• _TASK_: Return all entries word for word, but drop any images.

• _LISTED ENTRIES_:
========================================
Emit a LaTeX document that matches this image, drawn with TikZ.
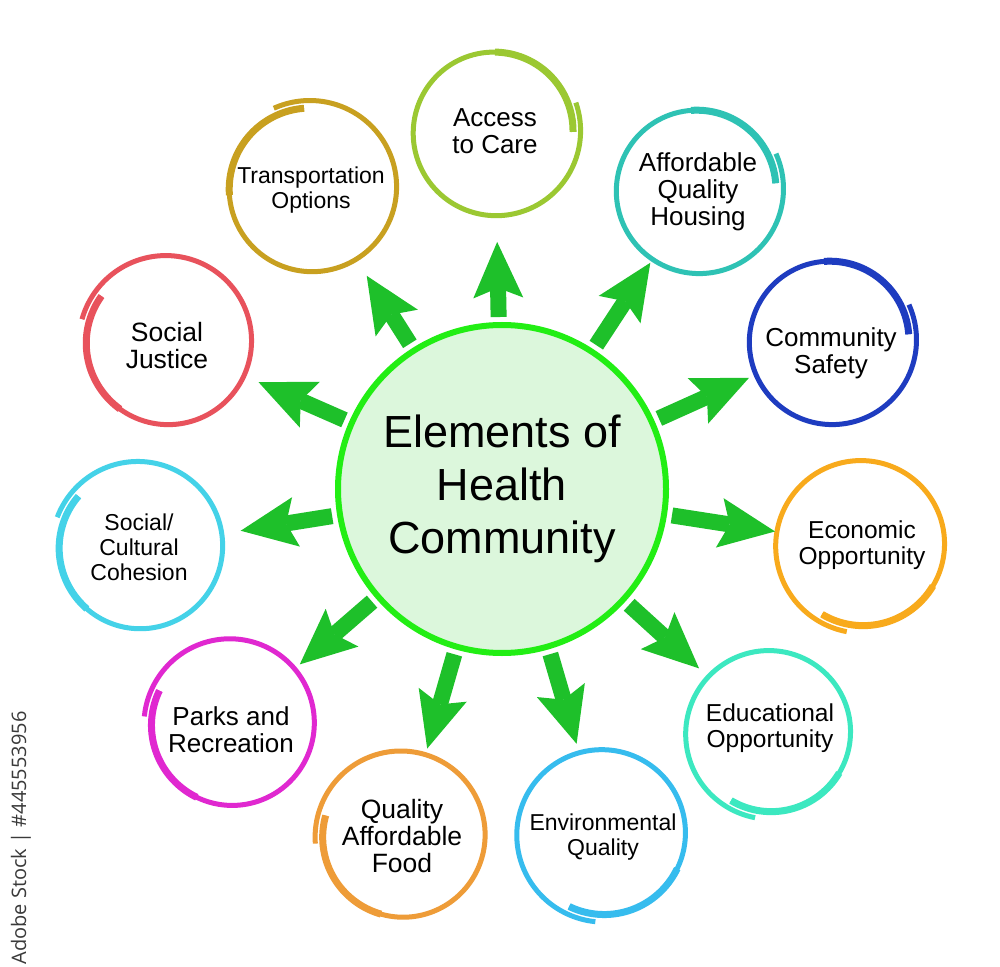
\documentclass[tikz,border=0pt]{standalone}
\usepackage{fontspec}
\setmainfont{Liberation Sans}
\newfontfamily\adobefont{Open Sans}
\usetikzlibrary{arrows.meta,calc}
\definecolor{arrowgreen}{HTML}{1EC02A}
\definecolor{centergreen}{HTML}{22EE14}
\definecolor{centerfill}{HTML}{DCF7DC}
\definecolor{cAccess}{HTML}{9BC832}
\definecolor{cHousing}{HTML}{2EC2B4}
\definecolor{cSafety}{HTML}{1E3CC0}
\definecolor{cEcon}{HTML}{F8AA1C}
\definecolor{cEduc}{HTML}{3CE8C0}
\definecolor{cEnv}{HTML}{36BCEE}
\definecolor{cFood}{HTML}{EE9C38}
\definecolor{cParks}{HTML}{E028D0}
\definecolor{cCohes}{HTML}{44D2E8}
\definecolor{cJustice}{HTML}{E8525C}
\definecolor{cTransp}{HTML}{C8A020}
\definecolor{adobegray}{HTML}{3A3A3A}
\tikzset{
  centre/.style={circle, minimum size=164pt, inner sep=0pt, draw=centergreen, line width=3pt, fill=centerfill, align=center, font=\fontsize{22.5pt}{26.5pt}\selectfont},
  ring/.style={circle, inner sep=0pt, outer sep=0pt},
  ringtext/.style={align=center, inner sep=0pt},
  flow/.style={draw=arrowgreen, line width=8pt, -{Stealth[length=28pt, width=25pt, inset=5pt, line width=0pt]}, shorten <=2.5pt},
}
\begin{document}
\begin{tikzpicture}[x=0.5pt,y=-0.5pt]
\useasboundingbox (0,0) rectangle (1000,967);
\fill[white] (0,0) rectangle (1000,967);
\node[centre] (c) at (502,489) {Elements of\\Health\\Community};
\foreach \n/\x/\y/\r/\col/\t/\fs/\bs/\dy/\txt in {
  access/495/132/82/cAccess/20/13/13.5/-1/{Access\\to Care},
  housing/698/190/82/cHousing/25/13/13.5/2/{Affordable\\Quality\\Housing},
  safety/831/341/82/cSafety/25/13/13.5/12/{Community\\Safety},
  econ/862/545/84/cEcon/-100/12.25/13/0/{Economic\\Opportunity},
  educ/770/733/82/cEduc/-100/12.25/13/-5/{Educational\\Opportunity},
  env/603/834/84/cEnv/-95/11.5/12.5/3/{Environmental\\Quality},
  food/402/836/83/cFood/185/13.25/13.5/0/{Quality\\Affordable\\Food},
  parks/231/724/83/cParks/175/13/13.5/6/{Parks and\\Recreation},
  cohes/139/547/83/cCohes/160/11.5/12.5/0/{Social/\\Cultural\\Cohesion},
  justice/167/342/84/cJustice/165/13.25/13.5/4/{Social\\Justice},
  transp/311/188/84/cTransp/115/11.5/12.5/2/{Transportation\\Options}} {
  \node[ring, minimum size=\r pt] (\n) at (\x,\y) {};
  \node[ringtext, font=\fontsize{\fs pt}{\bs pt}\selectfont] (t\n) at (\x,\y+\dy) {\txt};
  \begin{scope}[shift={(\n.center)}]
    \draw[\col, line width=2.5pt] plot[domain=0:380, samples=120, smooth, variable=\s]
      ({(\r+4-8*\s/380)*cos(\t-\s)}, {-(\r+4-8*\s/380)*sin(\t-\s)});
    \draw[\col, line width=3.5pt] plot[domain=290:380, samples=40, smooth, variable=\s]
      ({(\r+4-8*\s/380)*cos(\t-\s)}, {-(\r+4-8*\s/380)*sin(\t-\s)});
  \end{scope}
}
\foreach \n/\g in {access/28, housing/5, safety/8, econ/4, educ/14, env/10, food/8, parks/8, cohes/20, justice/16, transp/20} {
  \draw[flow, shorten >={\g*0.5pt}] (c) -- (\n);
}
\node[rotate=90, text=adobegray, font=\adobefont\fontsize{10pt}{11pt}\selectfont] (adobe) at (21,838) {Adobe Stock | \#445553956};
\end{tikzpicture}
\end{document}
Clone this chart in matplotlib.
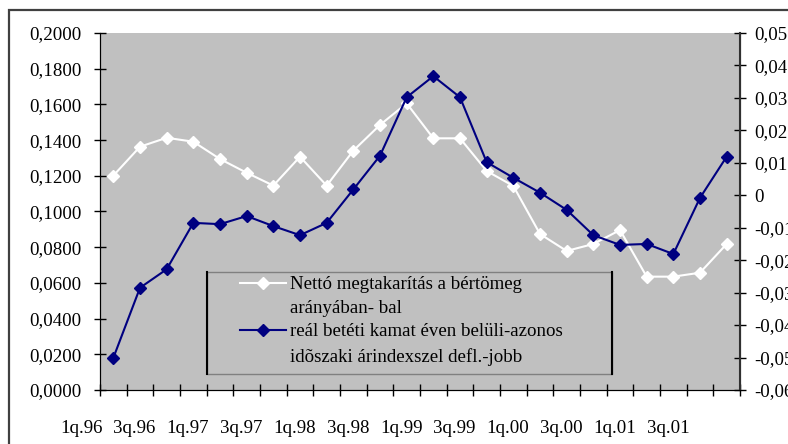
========================================
• _TASK RESPONSE_:
Emit a LaTeX document that matches this image, drawn with TikZ.
\documentclass[tikz,border=0pt]{standalone}
\usepackage{fontspec}
\setmainfont{Liberation Sans}
\newfontfamily\adobefont{Open Sans}
\usetikzlibrary{arrows.meta,calc}
\definecolor{arrowgreen}{HTML}{1EC02A}
\definecolor{centergreen}{HTML}{22EE14}
\definecolor{centerfill}{HTML}{DCF7DC}
\definecolor{cAccess}{HTML}{9BC832}
\definecolor{cHousing}{HTML}{2EC2B4}
\definecolor{cSafety}{HTML}{1E3CC0}
\definecolor{cEcon}{HTML}{F8AA1C}
\definecolor{cEduc}{HTML}{3CE8C0}
\definecolor{cEnv}{HTML}{36BCEE}
\definecolor{cFood}{HTML}{EE9C38}
\definecolor{cParks}{HTML}{E028D0}
\definecolor{cCohes}{HTML}{44D2E8}
\definecolor{cJustice}{HTML}{E8525C}
\definecolor{cTransp}{HTML}{C8A020}
\definecolor{adobegray}{HTML}{3A3A3A}
\tikzset{
  centre/.style={circle, minimum size=164pt, inner sep=0pt, draw=centergreen, line width=3pt, fill=centerfill, align=center, font=\fontsize{22.5pt}{26.5pt}\selectfont},
  ring/.style={circle, inner sep=0pt, outer sep=0pt},
  ringtext/.style={align=center, inner sep=0pt},
  flow/.style={draw=arrowgreen, line width=8pt, -{Stealth[length=28pt, width=25pt, inset=5pt, line width=0pt]}, shorten <=2.5pt},
}
\begin{document}
\begin{tikzpicture}[x=0.5pt,y=-0.5pt]
\useasboundingbox (0,0) rectangle (1000,967);
\fill[white] (0,0) rectangle (1000,967);
\node[centre] (c) at (502,489) {Elements of\\Health\\Community};
\foreach \n/\x/\y/\r/\col/\t/\fs/\bs/\dy/\txt in {
  access/495/132/82/cAccess/20/13/13.5/-1/{Access\\to Care},
  housing/698/190/82/cHousing/25/13/13.5/2/{Affordable\\Quality\\Housing},
  safety/831/341/82/cSafety/25/13/13.5/12/{Community\\Safety},
  econ/862/545/84/cEcon/-100/12.25/13/0/{Economic\\Opportunity},
  educ/770/733/82/cEduc/-100/12.25/13/-5/{Educational\\Opportunity},
  env/603/834/84/cEnv/-95/11.5/12.5/3/{Environmental\\Quality},
  food/402/836/83/cFood/185/13.25/13.5/0/{Quality\\Affordable\\Food},
  parks/231/724/83/cParks/175/13/13.5/6/{Parks and\\Recreation},
  cohes/139/547/83/cCohes/160/11.5/12.5/0/{Social/\\Cultural\\Cohesion},
  justice/167/342/84/cJustice/165/13.25/13.5/4/{Social\\Justice},
  transp/311/188/84/cTransp/115/11.5/12.5/2/{Transportation\\Options}} {
  \node[ring, minimum size=\r pt] (\n) at (\x,\y) {};
  \node[ringtext, font=\fontsize{\fs pt}{\bs pt}\selectfont] (t\n) at (\x,\y+\dy) {\txt};
  \begin{scope}[shift={(\n.center)}]
    \draw[\col, line width=2.5pt] plot[domain=0:380, samples=120, smooth, variable=\s]
      ({(\r+4-8*\s/380)*cos(\t-\s)}, {-(\r+4-8*\s/380)*sin(\t-\s)});
    \draw[\col, line width=3.5pt] plot[domain=290:380, samples=40, smooth, variable=\s]
      ({(\r+4-8*\s/380)*cos(\t-\s)}, {-(\r+4-8*\s/380)*sin(\t-\s)});
  \end{scope}
}
\foreach \n/\g in {access/28, housing/5, safety/8, econ/4, educ/14, env/10, food/8, parks/8, cohes/20, justice/16, transp/20} {
  \draw[flow, shorten >={\g*0.5pt}] (c) -- (\n);
}
\node[rotate=90, text=adobegray, font=\adobefont\fontsize{10pt}{11pt}\selectfont] (adobe) at (21,838) {Adobe Stock | \#445553956};
\end{tikzpicture}
\end{document}
Clone this chart in matplotlib.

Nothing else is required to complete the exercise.